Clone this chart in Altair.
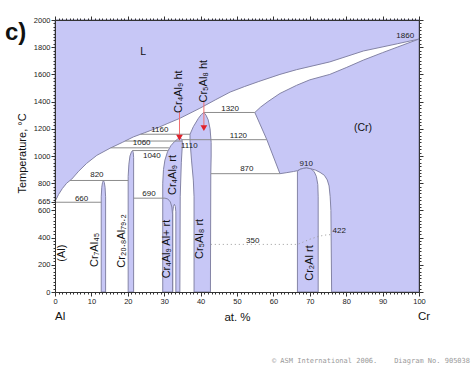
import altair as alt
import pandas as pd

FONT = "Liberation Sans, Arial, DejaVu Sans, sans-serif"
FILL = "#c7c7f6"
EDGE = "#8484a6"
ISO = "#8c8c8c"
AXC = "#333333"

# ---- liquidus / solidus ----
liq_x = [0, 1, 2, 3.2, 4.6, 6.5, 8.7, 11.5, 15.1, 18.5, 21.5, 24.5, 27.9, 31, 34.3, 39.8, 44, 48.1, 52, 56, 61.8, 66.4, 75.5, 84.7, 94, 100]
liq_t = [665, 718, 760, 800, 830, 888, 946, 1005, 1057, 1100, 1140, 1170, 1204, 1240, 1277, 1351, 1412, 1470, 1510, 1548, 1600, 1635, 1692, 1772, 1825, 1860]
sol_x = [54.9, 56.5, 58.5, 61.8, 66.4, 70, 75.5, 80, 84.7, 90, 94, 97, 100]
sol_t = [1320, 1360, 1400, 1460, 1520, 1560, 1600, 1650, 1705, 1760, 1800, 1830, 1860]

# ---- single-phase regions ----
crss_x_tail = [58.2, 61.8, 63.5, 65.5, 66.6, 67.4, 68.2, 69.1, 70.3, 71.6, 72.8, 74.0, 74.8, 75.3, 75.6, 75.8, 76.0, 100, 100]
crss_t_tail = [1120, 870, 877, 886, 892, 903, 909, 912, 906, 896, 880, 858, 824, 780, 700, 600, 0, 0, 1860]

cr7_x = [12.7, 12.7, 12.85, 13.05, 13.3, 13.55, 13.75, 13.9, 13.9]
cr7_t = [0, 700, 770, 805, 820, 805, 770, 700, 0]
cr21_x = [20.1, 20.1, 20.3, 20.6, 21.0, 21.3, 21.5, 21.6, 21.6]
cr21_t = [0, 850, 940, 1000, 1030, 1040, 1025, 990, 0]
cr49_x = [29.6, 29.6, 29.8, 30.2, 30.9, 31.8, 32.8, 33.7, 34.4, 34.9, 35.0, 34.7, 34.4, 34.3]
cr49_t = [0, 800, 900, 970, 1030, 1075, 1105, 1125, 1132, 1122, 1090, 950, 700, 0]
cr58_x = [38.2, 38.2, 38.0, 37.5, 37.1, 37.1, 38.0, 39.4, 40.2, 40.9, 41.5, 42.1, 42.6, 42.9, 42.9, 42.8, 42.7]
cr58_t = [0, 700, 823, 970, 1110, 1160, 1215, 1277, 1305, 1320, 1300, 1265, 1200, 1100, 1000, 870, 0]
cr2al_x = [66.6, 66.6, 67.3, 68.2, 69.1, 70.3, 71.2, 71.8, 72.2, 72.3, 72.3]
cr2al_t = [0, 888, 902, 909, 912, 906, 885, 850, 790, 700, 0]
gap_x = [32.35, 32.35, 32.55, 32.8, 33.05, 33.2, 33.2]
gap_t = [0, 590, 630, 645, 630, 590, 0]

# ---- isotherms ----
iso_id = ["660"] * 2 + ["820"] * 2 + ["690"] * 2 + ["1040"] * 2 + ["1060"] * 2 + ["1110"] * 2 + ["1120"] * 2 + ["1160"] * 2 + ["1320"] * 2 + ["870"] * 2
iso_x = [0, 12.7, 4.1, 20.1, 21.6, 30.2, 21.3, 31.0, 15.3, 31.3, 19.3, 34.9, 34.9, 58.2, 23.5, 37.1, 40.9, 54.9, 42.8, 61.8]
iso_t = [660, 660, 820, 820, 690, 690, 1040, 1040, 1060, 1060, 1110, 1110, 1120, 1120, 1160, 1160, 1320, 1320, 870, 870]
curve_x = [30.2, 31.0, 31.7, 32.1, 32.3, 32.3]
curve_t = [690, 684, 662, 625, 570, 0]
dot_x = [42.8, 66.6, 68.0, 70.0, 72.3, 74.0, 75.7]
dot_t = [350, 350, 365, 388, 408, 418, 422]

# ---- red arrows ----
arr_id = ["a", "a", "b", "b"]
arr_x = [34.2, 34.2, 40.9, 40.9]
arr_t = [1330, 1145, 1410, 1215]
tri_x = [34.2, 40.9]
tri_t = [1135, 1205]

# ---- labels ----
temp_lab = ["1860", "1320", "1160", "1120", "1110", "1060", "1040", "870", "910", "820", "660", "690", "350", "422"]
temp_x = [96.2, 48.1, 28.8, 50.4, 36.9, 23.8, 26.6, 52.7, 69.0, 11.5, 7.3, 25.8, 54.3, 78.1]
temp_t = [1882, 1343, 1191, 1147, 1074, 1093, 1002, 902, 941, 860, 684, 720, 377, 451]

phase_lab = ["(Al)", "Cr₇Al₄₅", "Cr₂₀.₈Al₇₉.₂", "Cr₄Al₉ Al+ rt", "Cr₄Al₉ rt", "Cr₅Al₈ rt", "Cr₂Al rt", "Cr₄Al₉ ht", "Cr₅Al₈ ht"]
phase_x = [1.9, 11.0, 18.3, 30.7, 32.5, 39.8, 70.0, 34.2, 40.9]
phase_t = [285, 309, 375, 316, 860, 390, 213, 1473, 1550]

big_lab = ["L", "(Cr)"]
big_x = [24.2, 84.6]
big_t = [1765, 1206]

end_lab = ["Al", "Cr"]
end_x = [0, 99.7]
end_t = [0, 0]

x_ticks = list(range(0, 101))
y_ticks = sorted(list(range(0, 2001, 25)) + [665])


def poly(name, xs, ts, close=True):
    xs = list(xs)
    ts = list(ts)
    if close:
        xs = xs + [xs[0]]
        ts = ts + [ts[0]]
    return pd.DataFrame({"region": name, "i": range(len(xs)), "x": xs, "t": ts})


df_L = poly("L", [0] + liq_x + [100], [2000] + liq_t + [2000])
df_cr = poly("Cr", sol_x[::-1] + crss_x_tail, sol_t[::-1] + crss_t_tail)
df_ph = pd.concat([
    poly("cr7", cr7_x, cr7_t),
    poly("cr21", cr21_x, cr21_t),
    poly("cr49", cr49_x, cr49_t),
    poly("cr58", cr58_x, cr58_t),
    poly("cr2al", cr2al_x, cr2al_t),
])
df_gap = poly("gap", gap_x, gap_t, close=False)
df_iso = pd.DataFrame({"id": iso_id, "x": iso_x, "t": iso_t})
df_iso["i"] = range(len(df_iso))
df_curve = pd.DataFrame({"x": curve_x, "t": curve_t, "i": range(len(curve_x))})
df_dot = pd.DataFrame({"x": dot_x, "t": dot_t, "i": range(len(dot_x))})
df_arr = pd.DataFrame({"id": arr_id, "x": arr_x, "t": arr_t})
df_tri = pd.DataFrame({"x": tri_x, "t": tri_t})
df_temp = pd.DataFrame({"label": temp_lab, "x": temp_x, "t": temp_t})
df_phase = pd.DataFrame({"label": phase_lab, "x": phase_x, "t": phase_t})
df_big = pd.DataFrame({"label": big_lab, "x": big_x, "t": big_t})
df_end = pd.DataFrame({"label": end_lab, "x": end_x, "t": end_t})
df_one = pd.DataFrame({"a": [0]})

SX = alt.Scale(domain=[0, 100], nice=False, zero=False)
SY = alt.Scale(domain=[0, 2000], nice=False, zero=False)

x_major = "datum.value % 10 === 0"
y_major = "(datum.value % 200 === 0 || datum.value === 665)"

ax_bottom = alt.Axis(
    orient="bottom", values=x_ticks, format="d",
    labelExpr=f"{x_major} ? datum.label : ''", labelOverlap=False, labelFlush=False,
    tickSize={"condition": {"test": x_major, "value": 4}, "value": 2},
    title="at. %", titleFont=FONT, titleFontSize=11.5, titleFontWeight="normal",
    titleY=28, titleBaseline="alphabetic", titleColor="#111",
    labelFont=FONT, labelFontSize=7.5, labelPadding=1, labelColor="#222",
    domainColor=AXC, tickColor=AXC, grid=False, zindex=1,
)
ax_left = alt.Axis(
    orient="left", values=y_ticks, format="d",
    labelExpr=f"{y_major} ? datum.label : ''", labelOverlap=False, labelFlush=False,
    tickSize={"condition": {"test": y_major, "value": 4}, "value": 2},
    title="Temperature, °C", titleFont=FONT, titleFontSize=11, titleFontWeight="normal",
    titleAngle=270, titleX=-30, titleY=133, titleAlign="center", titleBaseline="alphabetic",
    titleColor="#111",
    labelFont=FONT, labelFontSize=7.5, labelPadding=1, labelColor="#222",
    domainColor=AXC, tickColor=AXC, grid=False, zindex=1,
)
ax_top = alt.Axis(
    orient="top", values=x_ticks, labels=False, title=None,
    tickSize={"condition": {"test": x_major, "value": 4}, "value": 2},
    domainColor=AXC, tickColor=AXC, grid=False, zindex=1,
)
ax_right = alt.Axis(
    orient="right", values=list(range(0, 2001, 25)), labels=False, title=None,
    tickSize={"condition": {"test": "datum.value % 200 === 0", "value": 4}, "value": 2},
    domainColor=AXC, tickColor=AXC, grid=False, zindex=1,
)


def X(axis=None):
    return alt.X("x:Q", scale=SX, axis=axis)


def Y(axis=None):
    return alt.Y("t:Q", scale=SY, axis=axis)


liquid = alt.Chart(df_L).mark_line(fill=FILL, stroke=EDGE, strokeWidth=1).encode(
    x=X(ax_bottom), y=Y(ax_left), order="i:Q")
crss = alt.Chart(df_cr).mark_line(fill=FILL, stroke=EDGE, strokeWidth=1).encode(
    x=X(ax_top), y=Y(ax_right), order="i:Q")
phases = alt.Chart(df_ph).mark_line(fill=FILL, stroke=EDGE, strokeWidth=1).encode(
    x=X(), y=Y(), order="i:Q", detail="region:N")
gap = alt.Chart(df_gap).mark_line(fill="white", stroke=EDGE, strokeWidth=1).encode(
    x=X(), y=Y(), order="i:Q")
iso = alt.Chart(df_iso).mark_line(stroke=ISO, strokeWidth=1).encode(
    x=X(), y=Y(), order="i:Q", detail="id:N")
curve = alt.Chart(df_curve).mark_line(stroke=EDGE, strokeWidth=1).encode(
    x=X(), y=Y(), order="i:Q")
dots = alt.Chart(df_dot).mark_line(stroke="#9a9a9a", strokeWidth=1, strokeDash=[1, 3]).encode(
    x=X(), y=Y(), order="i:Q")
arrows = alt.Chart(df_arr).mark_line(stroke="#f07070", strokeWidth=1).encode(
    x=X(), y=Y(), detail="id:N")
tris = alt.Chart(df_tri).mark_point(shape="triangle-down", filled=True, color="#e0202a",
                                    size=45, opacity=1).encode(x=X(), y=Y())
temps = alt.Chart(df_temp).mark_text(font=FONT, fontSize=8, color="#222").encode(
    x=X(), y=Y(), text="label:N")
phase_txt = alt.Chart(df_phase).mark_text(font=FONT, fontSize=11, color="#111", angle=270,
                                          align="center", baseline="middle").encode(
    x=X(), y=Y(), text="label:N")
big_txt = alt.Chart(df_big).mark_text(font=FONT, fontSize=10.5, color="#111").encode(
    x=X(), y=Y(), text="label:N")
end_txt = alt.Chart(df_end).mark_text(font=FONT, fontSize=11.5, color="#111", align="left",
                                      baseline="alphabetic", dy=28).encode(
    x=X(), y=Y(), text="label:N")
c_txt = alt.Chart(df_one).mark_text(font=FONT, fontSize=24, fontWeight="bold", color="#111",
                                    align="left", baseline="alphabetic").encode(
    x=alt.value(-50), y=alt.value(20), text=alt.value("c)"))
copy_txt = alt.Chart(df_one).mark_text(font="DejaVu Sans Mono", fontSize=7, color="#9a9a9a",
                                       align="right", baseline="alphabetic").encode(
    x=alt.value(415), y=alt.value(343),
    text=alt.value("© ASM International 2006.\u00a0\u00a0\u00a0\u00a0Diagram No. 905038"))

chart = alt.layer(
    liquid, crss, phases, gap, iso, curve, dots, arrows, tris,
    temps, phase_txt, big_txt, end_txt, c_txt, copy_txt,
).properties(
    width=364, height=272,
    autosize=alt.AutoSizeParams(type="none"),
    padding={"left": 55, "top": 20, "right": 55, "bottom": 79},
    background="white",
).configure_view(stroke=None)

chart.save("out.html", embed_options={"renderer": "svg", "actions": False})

-----

* BRIEF *
Pictures are excluded: retype only the lines from the beginning of the listing above through the line with "0, 0, 1860]", both included.

* RESULT OF THE EXERCISE *
Clone this chart in Altair.
import altair as alt
import pandas as pd

FONT = "Liberation Sans, Arial, DejaVu Sans, sans-serif"
FILL = "#c7c7f6"
EDGE = "#8484a6"
ISO = "#8c8c8c"
AXC = "#333333"

# ---- liquidus / solidus ----
liq_x = [0, 1, 2, 3.2, 4.6, 6.5, 8.7, 11.5, 15.1, 18.5, 21.5, 24.5, 27.9, 31, 34.3, 39.8, 44, 48.1, 52, 56, 61.8, 66.4, 75.5, 84.7, 94, 100]
liq_t = [665, 718, 760, 800, 830, 888, 946, 1005, 1057, 1100, 1140, 1170, 1204, 1240, 1277, 1351, 1412, 1470, 1510, 1548, 1600, 1635, 1692, 1772, 1825, 1860]
sol_x = [54.9, 56.5, 58.5, 61.8, 66.4, 70, 75.5, 80, 84.7, 90, 94, 97, 100]
sol_t = [1320, 1360, 1400, 1460, 1520, 1560, 1600, 1650, 1705, 1760, 1800, 1830, 1860]

# ---- single-phase regions ----
crss_x_tail = [58.2, 61.8, 63.5, 65.5, 66.6, 67.4, 68.2, 69.1, 70.3, 71.6, 72.8, 74.0, 74.8, 75.3, 75.6, 75.8, 76.0, 100, 100]
crss_t_tail = [1120, 870, 877, 886, 892, 903, 909, 912, 906, 896, 880, 858, 824, 780, 700, 600, 0, 0, 1860]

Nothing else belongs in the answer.